The main points that I would like to optimise are the following:

  1. M2 = M1*M2*M3 where all terms are float dense matrices (in a specialised method M2 is Symmetric, but in most cases it isn’t);
  2. M = x*M*y (again, in a specialised method M is Symmetric, but in most cases it isn’t).

I recon that an in-place update might help, but I am unsure how to perform it with pre and post matrix/vector multiplications.

The second case can be handled by dot and the first case by preallocating result arrays outside the loop and using mul! twice.

5 Likes

If the matrices and vectors are small, probably just using static arrays is a good alternative:

julia> A = rand(10,10); B = rand(10,10);

julia> @btime $A*$B;
  321.728 ns (1 allocation: 896 bytes)

julia> using StaticArrays

julia> A = @SMatrix rand(10,10);

julia> B = @SMatrix rand(10,10);

julia> @btime $A*$B
  65.206 ns (0 allocations: 0 bytes)

If they are larger, probably calling in place mul! will be a good alternative:

julia> using LinearAlgebra

julia> A = rand(1000,1000); B = rand(1000,1000); C = similar(A);

julia> @btime $A*$B;
  18.840 ms (2 allocations: 7.63 MiB)

julia> @btime LinearAlgebra.mul!($C,$A,$B)
  18.650 ms (0 allocations: 0 bytes)
1 Like

Thank you.

The arrays are too large for benefitting from StaticArrays. I tried with LinearAlgebra.mul!, but I haven’t noticed major performance improvements. I was also planning about writing down a series of nested loops with @views, but the comments in the Tullio.jl readme (# Fast & slow) made me think that’s not a great strategy.

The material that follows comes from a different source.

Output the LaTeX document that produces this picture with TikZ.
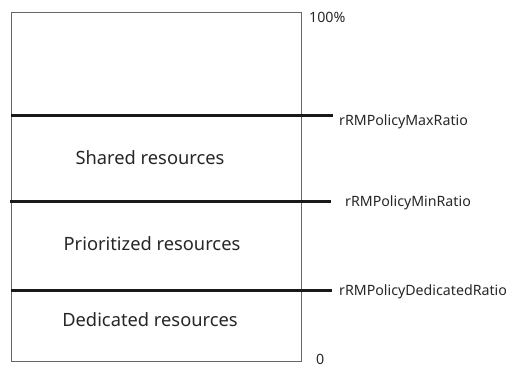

Trying to write custom matrix multiplication routines is probably a waste of time. These functions are way too optimized for one being able to write something better, unless the problem has a very specific structure we know how to explore.

Probably mul! will not be faster than out-of-place in general (I guess not having the constraint of doing the multiplication in place can even allow a faster algorithm). If the time of allocation is small relative to the time of computation, just keeping the standard multiplication will be fine. Then you probalby would need to try to use parallel/GPU accelerated versions of the multiplication routines to get faster.

4 Likes

dot seems promising (for the second case). My only problem with it is that I could not find a dot product function able to update M in-place or to benefit from the symmetry of this matrix when possible. Would you please send me a reference to the LinearAlgebra relevant code?

I would highly suggest checking out Tullio.jl or Octavian.jl

2 Likes

Thank you, I did not know about Octavian.jl - I will check it out!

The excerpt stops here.